A good starting point is 2 to 3 tablespoons of pesto for 8 ounces of cooked pasta, then loosen it with a splash of pasta water.
Pesto can turn a plain bowl of pasta into dinner in minutes, but the amount matters. Too little, and the noodles taste bare. Too much, and the sauce sits in thick green clumps instead of coating each bite. The sweet spot for most bowls is smaller than people think.
If you want a clean starting point, use 2 to 3 tablespoons of pesto for 8 ounces of cooked pasta, which is about 4 ounces dry for one hearty serving or 8 ounces dry for two.
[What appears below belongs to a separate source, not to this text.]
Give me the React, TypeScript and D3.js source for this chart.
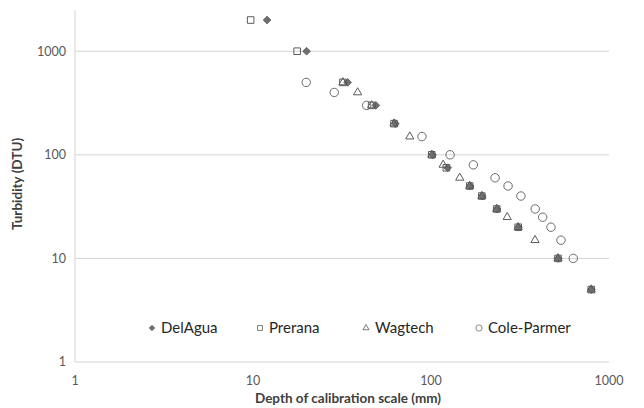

Then add a spoonful of hot pasta water and toss until the sauce turns glossy. That one move changes the texture from dense to silky.
How Much Pesto To Add To Pasta? By Shape And Sauce Style
The right amount shifts with the pasta shape, the richness of the pesto, and whether you want a light coating or a fuller sauce. Short shapes with ridges hold more. Long strands need less at first, then a splash of water to spread it across the noodles.
Start With This Core Ratio
For a standard 8-ounce batch of dry pasta, start with 1/4 cup pesto. That equals 4 tablespoons. Once the pasta is drained, add 1 to 3 tablespoons of hot pasta water, toss, and decide if you want more. Many home cooks stop right there. If you like a punchier bowl, move up to 1/3 cup.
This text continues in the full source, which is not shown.